---------- Extracted data ----------

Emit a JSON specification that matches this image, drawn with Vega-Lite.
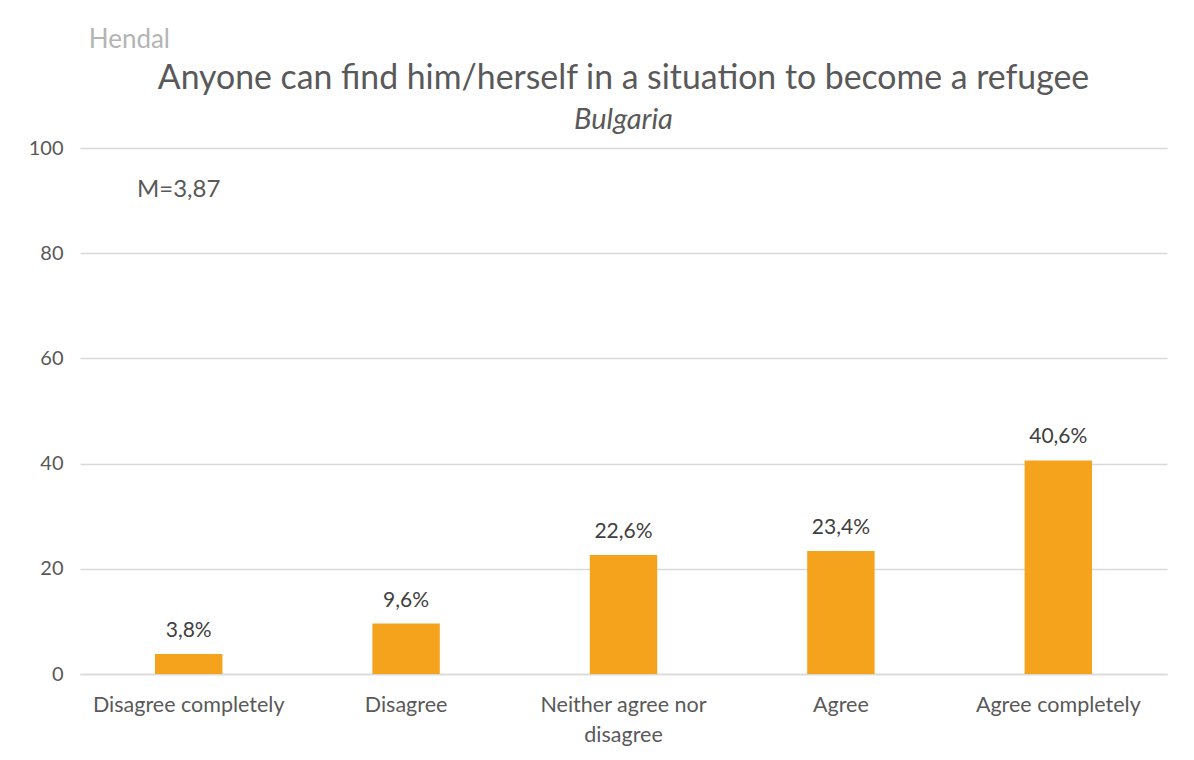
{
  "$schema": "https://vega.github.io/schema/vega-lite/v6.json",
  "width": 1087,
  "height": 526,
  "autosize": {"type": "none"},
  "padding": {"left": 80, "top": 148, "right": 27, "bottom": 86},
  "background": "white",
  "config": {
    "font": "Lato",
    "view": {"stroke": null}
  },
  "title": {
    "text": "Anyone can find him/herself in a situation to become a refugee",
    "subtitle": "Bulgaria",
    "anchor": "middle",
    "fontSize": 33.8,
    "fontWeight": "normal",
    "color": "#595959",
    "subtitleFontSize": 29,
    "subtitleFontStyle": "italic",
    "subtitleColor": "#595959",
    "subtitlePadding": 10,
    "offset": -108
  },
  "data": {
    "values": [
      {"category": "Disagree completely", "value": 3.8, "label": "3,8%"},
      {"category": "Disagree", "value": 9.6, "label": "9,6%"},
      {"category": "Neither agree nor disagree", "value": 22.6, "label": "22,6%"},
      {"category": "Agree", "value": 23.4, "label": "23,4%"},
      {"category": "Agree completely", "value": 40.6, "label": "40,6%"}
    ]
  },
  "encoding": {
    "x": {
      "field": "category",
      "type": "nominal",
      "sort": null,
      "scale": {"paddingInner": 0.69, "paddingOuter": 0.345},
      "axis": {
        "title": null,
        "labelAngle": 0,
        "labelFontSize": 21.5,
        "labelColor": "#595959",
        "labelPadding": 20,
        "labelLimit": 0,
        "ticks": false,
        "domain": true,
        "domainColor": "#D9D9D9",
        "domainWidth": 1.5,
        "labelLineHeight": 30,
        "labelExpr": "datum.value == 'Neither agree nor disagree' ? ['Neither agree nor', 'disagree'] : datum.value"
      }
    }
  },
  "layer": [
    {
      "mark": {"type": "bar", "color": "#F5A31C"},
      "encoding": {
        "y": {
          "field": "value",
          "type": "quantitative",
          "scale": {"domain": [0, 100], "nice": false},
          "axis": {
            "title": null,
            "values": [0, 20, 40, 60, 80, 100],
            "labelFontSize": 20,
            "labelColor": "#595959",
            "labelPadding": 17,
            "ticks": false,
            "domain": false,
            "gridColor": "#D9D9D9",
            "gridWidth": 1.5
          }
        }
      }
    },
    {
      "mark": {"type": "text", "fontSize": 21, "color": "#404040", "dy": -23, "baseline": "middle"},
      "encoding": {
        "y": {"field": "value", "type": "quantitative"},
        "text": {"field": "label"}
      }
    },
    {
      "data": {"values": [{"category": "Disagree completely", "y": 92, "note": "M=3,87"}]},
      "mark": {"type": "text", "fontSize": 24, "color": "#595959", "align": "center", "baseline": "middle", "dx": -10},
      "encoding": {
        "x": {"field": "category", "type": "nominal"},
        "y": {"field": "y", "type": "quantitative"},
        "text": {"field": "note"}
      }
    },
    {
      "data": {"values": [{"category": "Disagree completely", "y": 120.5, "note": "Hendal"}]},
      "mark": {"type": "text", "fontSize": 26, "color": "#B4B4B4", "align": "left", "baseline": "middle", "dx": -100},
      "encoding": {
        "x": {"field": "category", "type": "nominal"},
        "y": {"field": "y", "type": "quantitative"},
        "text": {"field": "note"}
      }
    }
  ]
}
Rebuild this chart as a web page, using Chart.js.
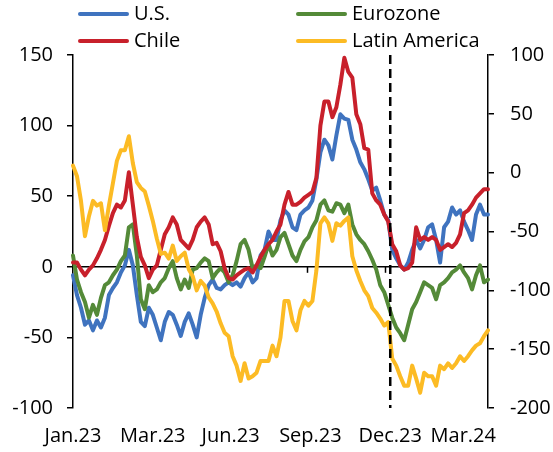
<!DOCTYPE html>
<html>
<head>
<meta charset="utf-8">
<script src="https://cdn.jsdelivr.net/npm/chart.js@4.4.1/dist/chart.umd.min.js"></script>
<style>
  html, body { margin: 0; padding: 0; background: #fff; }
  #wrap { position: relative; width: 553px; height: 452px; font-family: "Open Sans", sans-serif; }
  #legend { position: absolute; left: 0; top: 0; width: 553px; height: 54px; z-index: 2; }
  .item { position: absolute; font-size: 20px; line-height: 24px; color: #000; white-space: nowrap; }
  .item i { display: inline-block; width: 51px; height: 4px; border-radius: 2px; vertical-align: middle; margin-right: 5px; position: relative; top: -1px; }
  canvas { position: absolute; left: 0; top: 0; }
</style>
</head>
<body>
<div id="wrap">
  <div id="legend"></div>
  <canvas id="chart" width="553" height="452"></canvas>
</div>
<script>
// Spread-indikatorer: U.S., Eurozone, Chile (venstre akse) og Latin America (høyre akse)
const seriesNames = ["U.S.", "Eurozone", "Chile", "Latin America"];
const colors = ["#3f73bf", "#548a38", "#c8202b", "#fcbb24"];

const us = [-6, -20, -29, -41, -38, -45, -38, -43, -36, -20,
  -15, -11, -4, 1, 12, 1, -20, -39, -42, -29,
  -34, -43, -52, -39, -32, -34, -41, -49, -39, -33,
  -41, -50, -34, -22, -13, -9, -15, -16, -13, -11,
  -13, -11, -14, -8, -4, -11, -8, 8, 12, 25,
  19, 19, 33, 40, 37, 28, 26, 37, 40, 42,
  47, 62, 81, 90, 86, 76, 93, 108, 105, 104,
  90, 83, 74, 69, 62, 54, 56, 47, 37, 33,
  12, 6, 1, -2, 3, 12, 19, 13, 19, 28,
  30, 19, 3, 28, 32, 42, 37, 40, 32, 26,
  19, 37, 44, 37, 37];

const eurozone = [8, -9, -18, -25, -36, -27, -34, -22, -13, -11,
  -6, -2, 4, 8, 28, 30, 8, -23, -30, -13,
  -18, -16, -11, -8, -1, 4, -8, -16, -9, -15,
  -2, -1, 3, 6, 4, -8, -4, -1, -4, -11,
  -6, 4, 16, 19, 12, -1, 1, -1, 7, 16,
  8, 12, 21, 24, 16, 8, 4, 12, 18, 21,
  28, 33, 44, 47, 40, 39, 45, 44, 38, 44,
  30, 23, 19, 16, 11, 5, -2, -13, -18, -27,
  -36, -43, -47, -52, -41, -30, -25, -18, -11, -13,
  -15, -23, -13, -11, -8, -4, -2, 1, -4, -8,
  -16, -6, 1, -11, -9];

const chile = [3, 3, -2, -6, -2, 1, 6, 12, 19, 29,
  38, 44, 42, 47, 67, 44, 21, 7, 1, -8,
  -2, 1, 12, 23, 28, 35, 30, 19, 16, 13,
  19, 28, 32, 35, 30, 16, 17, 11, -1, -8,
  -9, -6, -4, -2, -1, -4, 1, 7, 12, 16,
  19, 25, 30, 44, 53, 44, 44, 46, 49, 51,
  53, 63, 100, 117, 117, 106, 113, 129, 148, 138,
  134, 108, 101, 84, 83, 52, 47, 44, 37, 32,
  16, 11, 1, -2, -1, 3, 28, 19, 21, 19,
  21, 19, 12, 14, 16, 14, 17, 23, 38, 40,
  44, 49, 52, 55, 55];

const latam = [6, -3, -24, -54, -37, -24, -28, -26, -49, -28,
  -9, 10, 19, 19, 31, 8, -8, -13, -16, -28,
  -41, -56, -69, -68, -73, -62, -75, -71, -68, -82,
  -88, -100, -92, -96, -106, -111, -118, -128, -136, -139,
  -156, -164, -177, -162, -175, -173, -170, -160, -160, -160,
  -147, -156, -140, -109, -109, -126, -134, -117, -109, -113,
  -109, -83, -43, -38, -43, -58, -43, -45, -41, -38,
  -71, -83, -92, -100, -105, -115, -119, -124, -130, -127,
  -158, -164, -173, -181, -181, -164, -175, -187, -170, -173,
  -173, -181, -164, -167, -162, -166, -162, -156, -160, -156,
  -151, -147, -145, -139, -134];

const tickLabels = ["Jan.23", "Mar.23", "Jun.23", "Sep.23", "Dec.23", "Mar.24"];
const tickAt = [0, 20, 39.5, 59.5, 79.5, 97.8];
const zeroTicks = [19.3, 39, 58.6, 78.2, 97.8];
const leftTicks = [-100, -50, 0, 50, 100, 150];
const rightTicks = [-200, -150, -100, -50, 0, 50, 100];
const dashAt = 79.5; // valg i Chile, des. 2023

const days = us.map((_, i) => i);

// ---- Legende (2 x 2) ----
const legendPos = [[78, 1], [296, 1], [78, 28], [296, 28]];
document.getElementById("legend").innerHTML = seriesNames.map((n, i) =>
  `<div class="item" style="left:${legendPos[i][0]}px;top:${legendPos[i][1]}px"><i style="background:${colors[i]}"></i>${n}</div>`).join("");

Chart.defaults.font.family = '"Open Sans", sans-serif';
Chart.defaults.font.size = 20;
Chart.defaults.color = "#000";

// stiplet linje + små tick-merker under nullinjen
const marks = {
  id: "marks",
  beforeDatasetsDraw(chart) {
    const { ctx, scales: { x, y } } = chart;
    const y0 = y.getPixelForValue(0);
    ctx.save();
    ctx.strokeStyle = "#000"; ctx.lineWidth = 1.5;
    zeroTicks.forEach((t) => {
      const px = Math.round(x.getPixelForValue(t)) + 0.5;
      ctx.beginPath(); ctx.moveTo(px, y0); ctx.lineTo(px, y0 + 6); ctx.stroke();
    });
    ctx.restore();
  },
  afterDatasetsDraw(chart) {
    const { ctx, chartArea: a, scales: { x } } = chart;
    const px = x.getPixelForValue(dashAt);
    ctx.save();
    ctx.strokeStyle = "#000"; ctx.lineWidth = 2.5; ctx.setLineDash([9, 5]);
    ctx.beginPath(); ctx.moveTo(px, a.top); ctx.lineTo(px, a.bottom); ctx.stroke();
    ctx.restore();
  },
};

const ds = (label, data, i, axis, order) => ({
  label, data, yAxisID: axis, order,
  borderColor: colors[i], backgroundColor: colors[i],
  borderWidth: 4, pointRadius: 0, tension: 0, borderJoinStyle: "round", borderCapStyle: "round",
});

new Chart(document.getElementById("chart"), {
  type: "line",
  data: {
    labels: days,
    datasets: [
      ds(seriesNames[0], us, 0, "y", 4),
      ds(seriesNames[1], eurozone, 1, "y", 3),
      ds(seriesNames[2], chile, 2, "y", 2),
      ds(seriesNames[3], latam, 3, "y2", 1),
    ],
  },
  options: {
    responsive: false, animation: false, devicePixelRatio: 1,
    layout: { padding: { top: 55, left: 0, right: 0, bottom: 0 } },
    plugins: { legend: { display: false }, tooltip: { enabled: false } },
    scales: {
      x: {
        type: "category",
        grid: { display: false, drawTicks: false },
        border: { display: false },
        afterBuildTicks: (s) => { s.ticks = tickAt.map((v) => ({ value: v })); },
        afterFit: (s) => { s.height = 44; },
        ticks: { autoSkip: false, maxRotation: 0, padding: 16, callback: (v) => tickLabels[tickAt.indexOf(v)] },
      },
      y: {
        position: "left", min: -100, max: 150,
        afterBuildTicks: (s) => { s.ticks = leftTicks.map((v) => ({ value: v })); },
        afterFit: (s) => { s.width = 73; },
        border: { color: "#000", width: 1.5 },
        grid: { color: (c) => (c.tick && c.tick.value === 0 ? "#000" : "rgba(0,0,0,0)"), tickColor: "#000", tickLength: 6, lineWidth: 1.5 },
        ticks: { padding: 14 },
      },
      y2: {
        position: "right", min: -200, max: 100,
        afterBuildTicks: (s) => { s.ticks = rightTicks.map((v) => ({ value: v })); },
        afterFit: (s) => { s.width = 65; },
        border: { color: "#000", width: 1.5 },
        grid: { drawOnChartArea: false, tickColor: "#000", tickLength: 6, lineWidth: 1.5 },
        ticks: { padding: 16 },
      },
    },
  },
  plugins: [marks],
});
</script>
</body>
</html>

----------

## Directive
From the records above, pick out and copy each line holding the word "this".

## Reply to the exercise
Emit a JSON specification that matches this image, drawn with Vega-Lite.
Rebuild this chart as a web page, using Chart.js.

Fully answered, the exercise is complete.